Desde que saltó a la opinión pública la poco edificante conversación que la actual ministra de Justicia mantuvo con el impresentable Villarejo, los más preclaros representantes de la nueva derecha española se han desgañitado acusando a Dolores Delgado de haber descendido a las cloacas del Estado. Ahora que se ha sabido que Dolores de Cospedal, la ínclita anterior secretaria general del Partido Popular, mantuvo sospechosos contactos con el excomisario en el despacho de aquella, se me ocurre pensar que en este caso fueron las cloacas las que subieron a la planta noble de la sede de los populares. Y no fue para celebrar con una cena la concesión de una medalla, sino para hurgar en las causas abiertas o por abrir contra los suyos. Por eso, como dice el argumentario del PP, nada tiene que ver un caso con el otro. El primero es de muy mal gusto, el segundo raya en el delito, eso si no traspasa abiertamente la frontera entre la honradez y la delincuencia.
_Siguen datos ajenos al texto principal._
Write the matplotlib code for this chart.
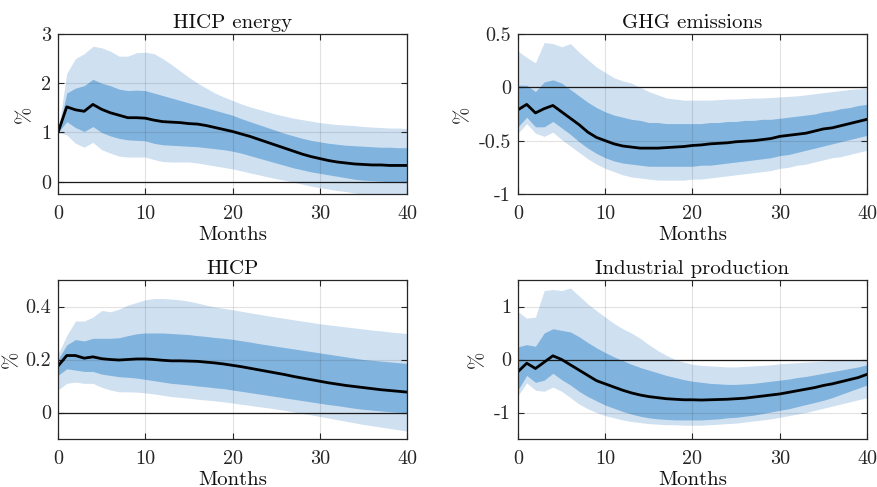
import matplotlib
matplotlib.use("Agg")
import matplotlib.pyplot as plt
import numpy as np

months = list(range(41))

# Panel titles and axis settings
titles = ["HICP energy", "GHG emissions", "HICP", "Industrial production"]

# HICP energy
en_med = [1.00, 1.52, 1.46, 1.43, 1.57, 1.47, 1.40, 1.35, 1.30, 1.30, 1.29, 1.25, 1.22, 1.21, 1.20, 1.18,
          1.17, 1.14, 1.10, 1.06, 1.02, 0.97, 0.92, 0.86, 0.80, 0.74, 0.68, 0.62, 0.56, 0.51, 0.47, 0.43,
          0.40, 0.38, 0.36, 0.35, 0.34, 0.34, 0.33, 0.33, 0.33]
en_d_hi = [1.00, 1.80, 1.90, 1.95, 2.08, 2.00, 1.95, 1.88, 1.85, 1.86, 1.85, 1.80, 1.75, 1.70, 1.65, 1.60,
           1.55, 1.50, 1.45, 1.40, 1.35, 1.28, 1.22, 1.16, 1.10, 1.04, 0.98, 0.93, 0.88, 0.84, 0.81, 0.78,
           0.76, 0.74, 0.73, 0.72, 0.71, 0.70, 0.70, 0.69, 0.69]
en_d_lo = [1.00, 1.22, 1.10, 1.02, 1.12, 1.00, 0.93, 0.88, 0.85, 0.84, 0.83, 0.78, 0.75, 0.74, 0.73, 0.72,
           0.71, 0.69, 0.67, 0.65, 0.62, 0.58, 0.53, 0.48, 0.43, 0.38, 0.33, 0.28, 0.24, 0.20, 0.17, 0.14,
           0.11, 0.08, 0.05, 0.03, 0.02, 0.01, 0.00, 0.00, 0.00]
en_l_hi = [1.00, 2.20, 2.50, 2.60, 2.75, 2.72, 2.65, 2.55, 2.55, 2.62, 2.63, 2.60, 2.50, 2.38, 2.25, 2.12,
           2.00, 1.90, 1.80, 1.72, 1.65, 1.58, 1.52, 1.47, 1.42, 1.37, 1.33, 1.29, 1.26, 1.23, 1.20, 1.18,
           1.16, 1.15, 1.14, 1.12, 1.11, 1.10, 1.09, 1.09, 1.08]
en_l_lo = [1.00, 0.95, 0.78, 0.70, 0.80, 0.65, 0.58, 0.52, 0.50, 0.50, 0.50, 0.45, 0.41, 0.40, 0.40, 0.40,
           0.38, 0.35, 0.32, 0.29, 0.26, 0.22, 0.18, 0.14, 0.10, 0.06, 0.03, -0.01, -0.05, -0.09, -0.12, -0.15,
           -0.18, -0.20, -0.23, -0.25, -0.27, -0.28, -0.29, -0.30, -0.30]

# GHG emissions
gh_med = [-0.21, -0.16, -0.24, -0.20, -0.17, -0.23, -0.29, -0.35, -0.42, -0.47, -0.50, -0.53, -0.55, -0.56,
          -0.57, -0.57, -0.57, -0.565, -0.56, -0.555, -0.545, -0.54, -0.53, -0.525, -0.52, -0.51, -0.505,
          -0.50, -0.49, -0.48, -0.46, -0.45, -0.44, -0.43, -0.41, -0.39, -0.38, -0.36, -0.34, -0.32, -0.30]
gh_d_hi = [0.02, 0.02, -0.04, 0.05, 0.07, 0.04, -0.02, -0.08, -0.14, -0.19, -0.23, -0.26, -0.28, -0.30,
           -0.31, -0.33, -0.33, -0.34, -0.34, -0.34, -0.34, -0.34, -0.33, -0.33, -0.32, -0.32, -0.31, -0.31,
           -0.30, -0.30, -0.29, -0.28, -0.27, -0.26, -0.25, -0.23, -0.22, -0.20, -0.19, -0.17, -0.16]
gh_d_lo = [-0.37, -0.28, -0.37, -0.37, -0.32, -0.38, -0.44, -0.51, -0.57, -0.62, -0.66, -0.69, -0.71, -0.72,
           -0.73, -0.74, -0.74, -0.74, -0.74, -0.74, -0.74, -0.73, -0.73, -0.72, -0.71, -0.70, -0.69, -0.68,
           -0.67, -0.66, -0.64, -0.63, -0.61, -0.59, -0.57, -0.55, -0.53, -0.51, -0.49, -0.47, -0.45]
gh_l_hi = [0.34, 0.28, 0.23, 0.42, 0.41, 0.38, 0.41, 0.33, 0.26, 0.19, 0.14, 0.09, 0.06, 0.04, 0.00, -0.04,
           -0.07, -0.10, -0.11, -0.12, -0.12, -0.12, -0.12, -0.115, -0.11, -0.11, -0.105, -0.10, -0.10, -0.095,
           -0.09, -0.085, -0.08, -0.07, -0.06, -0.05, -0.04, -0.03, -0.02, -0.015, -0.01]
gh_l_lo = [-0.43, -0.34, -0.43, -0.46, -0.42, -0.49, -0.55, -0.61, -0.67, -0.72, -0.76, -0.79, -0.82, -0.84,
           -0.85, -0.86, -0.87, -0.87, -0.87, -0.87, -0.86, -0.86, -0.85, -0.84, -0.83, -0.82, -0.81, -0.80,
           -0.79, -0.78, -0.76, -0.75, -0.73, -0.72, -0.70, -0.68, -0.66, -0.65, -0.63, -0.61, -0.59]

# HICP
hi_med = [0.175, 0.215, 0.215, 0.205, 0.210, 0.203, 0.200, 0.198, 0.200, 0.202, 0.202, 0.200, 0.197, 0.195,
          0.195, 0.194, 0.193, 0.190, 0.187, 0.183, 0.178, 0.173, 0.167, 0.161, 0.155, 0.149, 0.143, 0.136,
          0.130, 0.124, 0.118, 0.112, 0.107, 0.102, 0.098, 0.094, 0.090, 0.086, 0.083, 0.080, 0.077]
hi_d_hi = [0.200, 0.255, 0.275, 0.270, 0.280, 0.280, 0.280, 0.282, 0.290, 0.297, 0.300, 0.300, 0.300, 0.298,
           0.296, 0.294, 0.290, 0.287, 0.283, 0.280, 0.276, 0.271, 0.266, 0.260, 0.255, 0.250, 0.245, 0.240,
           0.235, 0.230, 0.225, 0.220, 0.215, 0.210, 0.205, 0.200, 0.197, 0.194, 0.191, 0.188, 0.185]
hi_d_lo = [0.140, 0.165, 0.160, 0.155, 0.155, 0.145, 0.140, 0.135, 0.133, 0.130, 0.125, 0.120, 0.115, 0.110,
           0.107, 0.104, 0.100, 0.097, 0.093, 0.090, 0.085, 0.080, 0.075, 0.070, 0.065, 0.060, 0.055, 0.050,
           0.045, 0.040, 0.035, 0.030, 0.026, 0.021, 0.016, 0.012, 0.009, 0.006, 0.003, 0.001, 0.000]
hi_l_hi = [0.220, 0.290, 0.345, 0.345, 0.360, 0.385, 0.380, 0.390, 0.405, 0.415, 0.425, 0.430, 0.430, 0.428,
           0.425, 0.420, 0.413, 0.405, 0.398, 0.393, 0.388, 0.382, 0.376, 0.371, 0.365, 0.360, 0.355, 0.350,
           0.345, 0.340, 0.335, 0.331, 0.327, 0.323, 0.319, 0.315, 0.311, 0.308, 0.304, 0.301, 0.298]
hi_l_lo = [0.085, 0.110, 0.115, 0.110, 0.110, 0.095, 0.085, 0.078, 0.078, 0.077, 0.074, 0.070, 0.065, 0.060,
           0.057, 0.054, 0.050, 0.047, 0.044, 0.040, 0.036, 0.031, 0.027, 0.022, 0.018, 0.013, 0.008, 0.002,
           -0.004, -0.009, -0.015, -0.021, -0.027, -0.033, -0.039, -0.045, -0.050, -0.055, -0.060, -0.065, -0.070]

# Industrial production
ip_med = [-0.23, -0.07, -0.17, -0.05, 0.07, 0.00, -0.10, -0.20, -0.30, -0.40, -0.46, -0.52, -0.58, -0.63,
          -0.67, -0.70, -0.72, -0.74, -0.75, -0.76, -0.76, -0.765, -0.76, -0.755, -0.75, -0.74, -0.73, -0.71,
          -0.69, -0.67, -0.65, -0.62, -0.59, -0.56, -0.53, -0.49, -0.46, -0.42, -0.38, -0.34, -0.28]
ip_d_hi = [0.24, 0.28, 0.25, 0.50, 0.58, 0.55, 0.52, 0.43, 0.32, 0.22, 0.13, 0.05, -0.02, -0.09, -0.15, -0.20,
           -0.25, -0.30, -0.34, -0.38, -0.41, -0.43, -0.45, -0.46, -0.47, -0.47, -0.46, -0.45, -0.43, -0.41,
           -0.39, -0.37, -0.34, -0.32, -0.29, -0.26, -0.23, -0.20, -0.17, -0.14, -0.10]
ip_d_lo = [-0.57, -0.30, -0.43, -0.39, -0.26, -0.38, -0.48, -0.60, -0.70, -0.78, -0.86, -0.92, -0.98, -1.03,
           -1.07, -1.10, -1.12, -1.13, -1.14, -1.14, -1.14, -1.14, -1.13, -1.12, -1.10, -1.09, -1.07, -1.05,
           -1.02, -0.99, -0.96, -0.93, -0.89, -0.85, -0.81, -0.77, -0.72, -0.66, -0.60, -0.54, -0.48]
ip_l_hi = [0.90, 0.78, 0.80, 1.30, 1.32, 1.30, 1.35, 1.20, 1.05, 0.92, 0.80, 0.68, 0.58, 0.50, 0.40, 0.28,
           0.17, 0.08, 0.00, -0.05, -0.09, -0.11, -0.12, -0.13, -0.14, -0.14, -0.13, -0.12, -0.11, -0.10,
           -0.08, -0.07, -0.06, -0.05, -0.04, -0.03, -0.02, -0.015, -0.01, -0.005, 0.00]
ip_l_lo = [-0.68, -0.44, -0.58, -0.60, -0.52, -0.60, -0.72, -0.84, -0.93, -1.00, -1.06, -1.10, -1.14, -1.17,
           -1.19, -1.21, -1.22, -1.23, -1.23, -1.24, -1.24, -1.24, -1.23, -1.22, -1.21, -1.20, -1.18, -1.16,
           -1.14, -1.12, -1.09, -1.06, -1.03, -1.00, -0.96, -0.92, -0.88, -0.84, -0.80, -0.76, -0.72]

ylims = [(-0.25, 3), (-1, 0.5), (-0.1, 0.5), (-1.5, 1.5)]
yticks = [[0, 1, 2, 3], [-1, -0.5, 0, 0.5], [0, 0.2, 0.4], [-1, 0, 1]]
yticklabels = [["0", "1", "2", "3"], ["-1", "-0.5", "0", "0.5"], ["0", "0.2", "0.4"], ["-1", "0", "1"]]
xticks = [0, 10, 20, 30, 40]

panels = [
    (en_med, en_d_lo, en_d_hi, en_l_lo, en_l_hi),
    (gh_med, gh_d_lo, gh_d_hi, gh_l_lo, gh_l_hi),
    (hi_med, hi_d_lo, hi_d_hi, hi_l_lo, hi_l_hi),
    (ip_med, ip_d_lo, ip_d_hi, ip_l_lo, ip_l_hi),
]

plt.rcParams['font.family'] = ['cmr10', 'DejaVu Serif']
plt.rcParams['mathtext.fontset'] = 'cm'
plt.rcParams['axes.unicode_minus'] = False
plt.rcParams['axes.formatter.use_mathtext'] = True

fig = plt.figure(figsize=(8.78, 4.87), dpi=100)
W, H = 878, 487
boxes = [(58, 34, 407, 194), (518, 34, 867, 194), (58, 280, 407, 439), (518, 280, 867, 439)]
ylabel_x = [-0.069, -0.132, -0.106, -0.089]

light = '#cfe0f1'
dark = '#80b3dd'
edge = '#262626'

for i, (bx, data) in enumerate(zip(boxes, panels)):
    l, t, r, b = bx
    ax = fig.add_axes([l / W, (H - b) / H, (r - l) / W, (b - t) / H])
    med, dlo, dhi, llo, lhi = data
    ax.fill_between(months, llo, lhi, color=light, lw=0, zorder=1)
    ax.fill_between(months, dlo, dhi, color=dark, lw=0, zorder=2)
    ax.axhline(0, color='#1a1a1a', lw=0.9, zorder=3)
    ax.plot(months, med, color='black', lw=2.0, zorder=4)
    ax.set_xlim(0, 40)
    ax.set_ylim(*ylims[i])
    ax.set_xticks(xticks)
    ax.set_xticklabels([str(x) for x in xticks])
    ax.set_yticks(yticks[i])
    ax.set_yticklabels(yticklabels[i])
    ax.grid(True, color=edge, alpha=0.13, lw=0.8, zorder=5)
    ax.set_axisbelow(False)
    ax.tick_params(direction='in', top=True, right=True, length=4, width=0.8,
                   colors=edge, labelsize=14.5, pad=5)
    ax.tick_params(axis='x', pad=8)
    for s in ax.spines.values():
        s.set_color(edge)
        s.set_linewidth(0.9)
        s.set_zorder(6)
    ax.set_title(titles[i], fontsize=15, color='#111111', pad=4)
    ax.set_xlabel('Months', fontsize=15, color='#111111', labelpad=2)
    ax.set_ylabel('%', fontsize=15, color='#111111')
    ax.yaxis.set_label_coords(ylabel_x[i], 0.5)

fig.savefig('out.png', dpi=100)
Todavía no conocemos el final de la película y por tanto quizá sea prematuro dedicarle una reflexión a este asunto. Pero como todo lo que huela a corrupción institucionalizada me revuelve el estómago, no puedo evitar dedicarle unas líneas al tema. Dolores de Cospedal no sólo le propuso al entonces todavía comisario en activo que hiciera “algunos trabajos para ellos”, sino que le ofreció a través de su marido el correspondiente pago a costa de las arcas del PP. Por tanto, aquí no sólo hay mal gusto, también posible ilegalidad. El dinero del PP, como el de cualquier otro partido político, no está para pagar espías encubiertos con información privilegiada. No se trata además de un asunto interno, como le he oído decir a algunos por ahí, sino de una presunta conspiración para delinquir perpetrada entre un funcionario del Estado y una líder política de renombre. Quitarle trascendencia a un asunto como éste es, como poco, de una hipocresía inaudita.
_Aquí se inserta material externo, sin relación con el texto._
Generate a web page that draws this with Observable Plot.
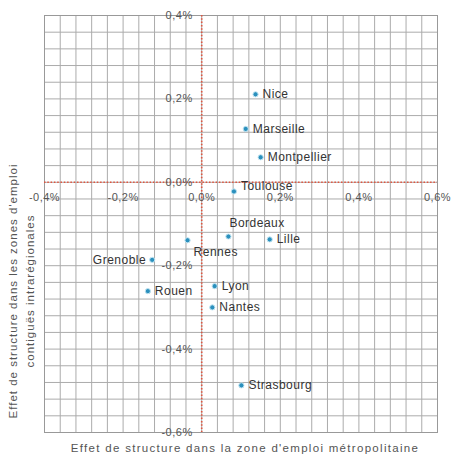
<!DOCTYPE html>
<html>
<head>
<meta charset="utf-8">
<script src="https://cdn.jsdelivr.net/npm/d3@7"></script>
<script src="https://cdn.jsdelivr.net/npm/@observablehq/plot@0.6"></script>
<style>
  html, body { margin: 0; padding: 0; background: #fff; }
  #chart { width: 455px; height: 465px; }
  svg { font-family: "Liberation Sans", Arial, sans-serif; }
  svg text { letter-spacing: 0.5px; }
</style>
</head>
<body>
<div id="chart"></div>
<script>
const cities = ["Nice", "Marseille", "Montpellier", "Toulouse", "Bordeaux", "Lille", "Rennes", "Grenoble", "Rouen", "Lyon", "Nantes", "Strasbourg"];
const metroEffect = [0.137, 0.112, 0.150, 0.082, 0.068, 0.173, -0.036, -0.126, -0.137, 0.033, 0.027, 0.101];
const contigEffect = [0.211, 0.128, 0.060, -0.022, -0.130, -0.137, -0.139, -0.186, -0.261, -0.249, -0.300, -0.487];
const xTicks = [-0.4, -0.2, 0, 0.2, 0.4, 0.6];
const yTicks = [0.4, 0.2, 0, -0.2, -0.4, -0.6];
const xTitle = "Effet de structure dans la zone d'emploi métropolitaine";
const yTitleLines = ["Effet de structure dans les zones d'emploi", "contiguës intrarégionales"];

// label placement per city
const labelPos = {
  Bordeaux: {dx: 1, dy: -13, anchor: "start"},
  Rennes: {dx: 6, dy: 12, anchor: "start"},
  Grenoble: {dx: -6, dy: 0, anchor: "end"},
  Toulouse: {dx: 7, dy: -5, anchor: "start"}
};

const data = cities.map((c, i) => ({
  city: c, x: metroEffect[i], y: contigEffect[i],
  ...(labelPos[c] || {dx: 7, dy: 0, anchor: "start"})
}));

const fmt = v => (v < 0 ? "-" : "") + Math.abs(v).toFixed(1).replace(".", ",") + "%";
const gridX = d3.range(-0.4, 0.6001, 0.04);
const gridY = d3.range(-0.6, 0.4001, 0.04);

const chart = Plot.plot({
  width: 455,
  height: 465,
  marginLeft: 44,
  marginRight: 18,
  marginTop: 15,
  marginBottom: 33,
  x: {domain: [-0.4, 0.6], axis: null},
  y: {domain: [-0.6, 0.4], axis: null},
  marks: [
    Plot.ruleX(gridX, {stroke: "#ababab", strokeWidth: 1}),
    Plot.ruleY(gridY, {stroke: "#ababab", strokeWidth: 1}),
    Plot.frame({stroke: "#999"}),
    Plot.ruleX([0], {stroke: "#e0553f", strokeWidth: 1.6, strokeDasharray: "1.5,1.8"}),
    Plot.ruleY([0], {stroke: "#e0553f", strokeWidth: 1.6, strokeDasharray: "1.5,1.8"}),
    Plot.text(xTicks, {x: d => d, y: 0, dy: 15, text: fmt, fontSize: 11, fill: "#555"}),
    Plot.text(yTicks, {x: 0, y: d => d, dx: -9, textAnchor: "end", text: fmt, fontSize: 11, fill: "#555"}),
    Plot.dot(data, {x: "x", y: "y", r: 2.6, fill: "#2b90bd", stroke: "#c4e6f3", strokeWidth: 1}),
    ...data.map(d => Plot.text([d], {
      x: "x", y: "y", text: "city", textAnchor: d.anchor,
      dx: d.dx, dy: d.dy, fontSize: 12, fill: "#333"
    })),
    Plot.text([xTitle], {frameAnchor: "bottom", dy: 19, dx: 4, fontSize: 11.5, fill: "#555", text: d => d}),
    Plot.text([yTitleLines[0]], {frameAnchor: "left", textAnchor: "middle", dx: -31, dy: 67, rotate: -90, fontSize: 11.5, fill: "#555", text: d => d}),
    Plot.text([yTitleLines[1]], {frameAnchor: "left", textAnchor: "middle", dx: -14, dy: 67, rotate: -90, fontSize: 11.5, fill: "#555", text: d => d})
  ]
});
d3.select(chart).selectAll("text")
  .filter(function() { return this.textContent === xTitle; })
  .style("letter-spacing", "1.3px");
d3.select(chart).selectAll("text")
  .filter(function() { return yTitleLines.includes(this.textContent); })
  .style("letter-spacing", "1px");
document.getElementById("chart").appendChild(chart);
</script>
</body>
</html>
El Partido Popular debería quitarse de encima cuanto antes el lastre de la corrupción anterior. No es fácil, ya lo sabemos, porque la mugre a veces se incrusta en la epidermis de tal forma que ni la piedra pómez puede con ella. Por eso, ahora que veo a los nuevos portavoces populares arrastrar los pies ante el nuevo escándalo, me pregunto si la ceguera política volverá a adueñarse de su estrategia. Confío en que no, porque ya son muchas las voces conservadoras que están pidiendo en sus cenáculos que se aparte a Cospedal de todo lo que tenga que ver con el partido. Veremos si mi confianza no se ve defraudada. Los intereses partidistas no sólo ciegan, también en ocasiones obnubilan.
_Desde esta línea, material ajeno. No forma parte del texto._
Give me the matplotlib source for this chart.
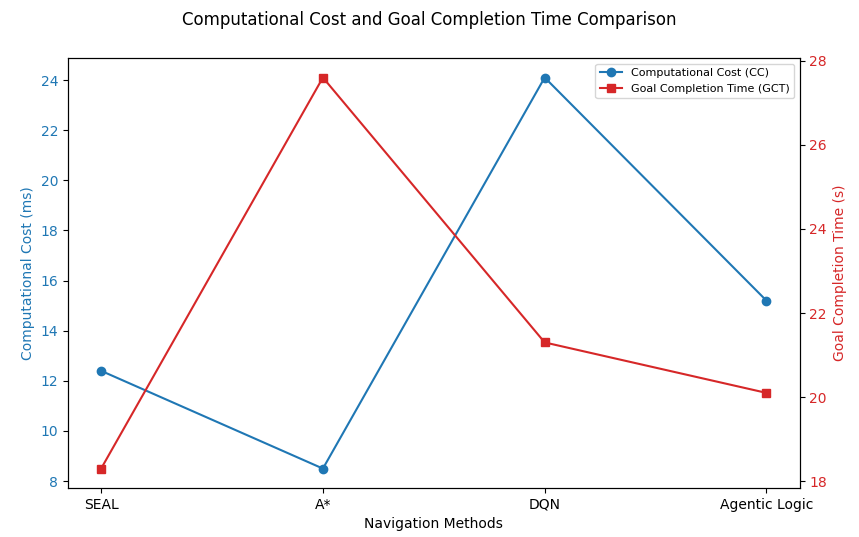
import matplotlib
matplotlib.use("Agg")
import matplotlib.pyplot as plt

methods = ["SEAL", "A*", "DQN", "Agentic Logic"]
cc_ms = [12.4, 8.5, 24.1, 15.2]
gct_s = [18.3, 27.6, 21.3, 20.1]

fig, ax1 = plt.subplots(figsize=(8.59, 5.37), dpi=100)
fig.subplots_adjust(left=0.079, right=0.931, top=0.892, bottom=0.091)

l1, = ax1.plot(methods, cc_ms, marker='o', color='tab:blue', label='Computational Cost (CC)')
ax1.set_xlabel('Navigation Methods')
ax1.set_ylabel('Computational Cost (ms)', color='tab:blue')
ax1.tick_params(axis='y', labelcolor='tab:blue')

ax2 = ax1.twinx()
l2, = ax2.plot(methods, gct_s, marker='s', color='tab:red', label='Goal Completion Time (GCT)')
ax2.set_ylabel('Goal Completion Time (s)', color='tab:red')
ax2.tick_params(axis='y', labelcolor='tab:red')

ax1.legend([l1, l2], [l1.get_label(), l2.get_label()], loc='upper right', fontsize=8)
fig.suptitle('Computational Cost and Goal Completion Time Comparison', fontsize=12)

fig.savefig('out.png', dpi=100)
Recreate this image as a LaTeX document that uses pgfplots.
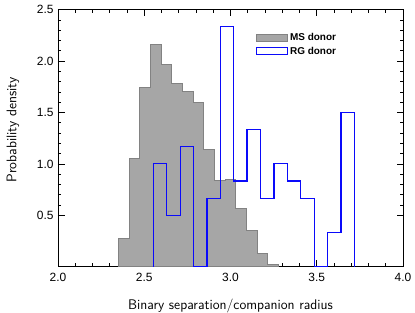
\documentclass[border=0pt]{standalone}
\usepackage{pgfplots}
\pgfplotsset{compat=1.18}
\usepackage{fontspec}
\newfontfamily\helv{Liberation Sans}
\definecolor{msfill}{RGB}{166,166,166}
\definecolor{msedge}{RGB}{130,130,130}
\definecolor{rgblue}{RGB}{10,10,250}
\begin{document}
\begin{tikzpicture}
\begin{axis}[
  scale only axis, width=345bp, height=257bp,
  xmin=2.0, xmax=4.0, ymin=0, ymax=2.5,
  xtick={2.0,2.5,3.0,3.5,4.0},
  ytick={0.5,1.0,1.5,2.0,2.5},
  minor x tick num=4, minor y tick num=4,
  tick align=inside, tick pos=both,
  major tick length=6.5bp, minor tick length=3.3bp,
  axis line style={line width=0.9bp},
  every tick/.style={black, line width=0.7bp},
  /pgf/number format/assume math mode=true,
  /pgf/number format/.cd, fixed, fixed zerofill, precision=1, /pgfplots/.cd,
  ticklabel style={font=\helv\fontsize{12}{14}\selectfont},
  xticklabel style={yshift=-2.5bp},
  yticklabel style={xshift=-1bp},
  xlabel={Binary separation/companion radius},
  ylabel={Probability density},
  label style={font=\sffamily\fontsize{14}{16}\selectfont},
  xlabel style={at={(rel axis cs:0.5,0)}, anchor=base, yshift=-43bp},
  ylabel style={at={(rel axis cs:0,0.532)}, anchor=center, yshift=45bp},
  legend style={draw=none, fill=none, at={(rel axis cs:0.573,0.917)}, anchor=north west,
    font=\helv\bfseries\fontsize{10}{12}\selectfont, row sep=1bp, inner sep=0pt},
  legend cell align=left,
  clip=false,
]
\addplot[fill=msfill, draw=msedge, line width=0.9bp, sharp plot,
  legend image code/.code={\draw[fill=msfill, draw=msedge, line width=0.9bp] (0bp,-3.5bp) rectangle (31bp,3.5bp);}]
coordinates {
(2.350,0) (2.350,0.27) (2.412,0.27) (2.412,1.054) (2.474,1.054) (2.474,1.748)
(2.536,1.748) (2.536,2.16) (2.598,2.16) (2.598,1.97) (2.660,1.97) (2.660,1.784)
(2.722,1.784) (2.722,1.70) (2.784,1.70) (2.784,1.602) (2.845,1.602) (2.845,1.142)
(2.907,1.142) (2.907,0.843) (2.969,0.843) (2.969,0.853) (3.031,0.853) (3.031,0.568)
(3.093,0.568) (3.093,0.35) (3.155,0.35) (3.155,0.13) (3.217,0.13) (3.217,0.02)
(3.279,0.02) (3.279,0)
} -- cycle;
\addlegendentry{MS donor}
\addplot[draw=rgblue, fill=none, line width=1.2bp, line join=miter, sharp plot, mark=none,
  legend image code/.code={\draw[draw=rgblue, line width=1.2bp] (0bp,-3.5bp) rectangle (31bp,3.5bp);}]
coordinates {
(2.553,0) (2.553,1.0) (2.631,1.0) (2.631,0.5) (2.709,0.5) (2.709,1.167)
(2.786,1.167) (2.786,0) (2.864,0) (2.864,0.667) (2.941,0.667) (2.941,2.333)
(3.019,2.333) (3.019,0.833) (3.096,0.833) (3.096,1.333) (3.174,1.333) (3.174,0.667)
(3.252,0.667) (3.252,1.0) (3.329,1.0) (3.329,0.833) (3.407,0.833) (3.407,0.667)
(3.485,0.667) (3.485,0) (3.562,0) (3.562,0.333) (3.640,0.333) (3.640,1.5)
(3.718,1.5) (3.718,0)
};
\addlegendentry{RG donor}
\end{axis}
\pgfresetboundingbox
\useasboundingbox (current axis.south west) ++(-58bp,-46.3bp) rectangle ([xshift=12bp,yshift=9.7bp]current axis.north east);
\end{tikzpicture}
\end{document}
El nivel de corrupción al que hemos llegado es insoportable. Para que un país sea homologable como Estado de derecho no basta con tener instituciones democráticas y una indiscutible separación de poderes. Es preciso también que la clase política combata abiertamente la corrupción. En los últimos años el poder judicial está sacando a relucir casos que hasta hace poco resultaban impensables, de uno y de otro lado del espectro político. Yo me congratulo, porque esa es una condición “sine qua non” para acabar con la lacra de los sinvergüenzas. Pero mientras los partidos políticos no se decidan a expulsar de sus filas a los corruptos, la sospecha sobre ellos quedará latente.
La mujer del Cesar además de ser honesta tiene que parecerlo.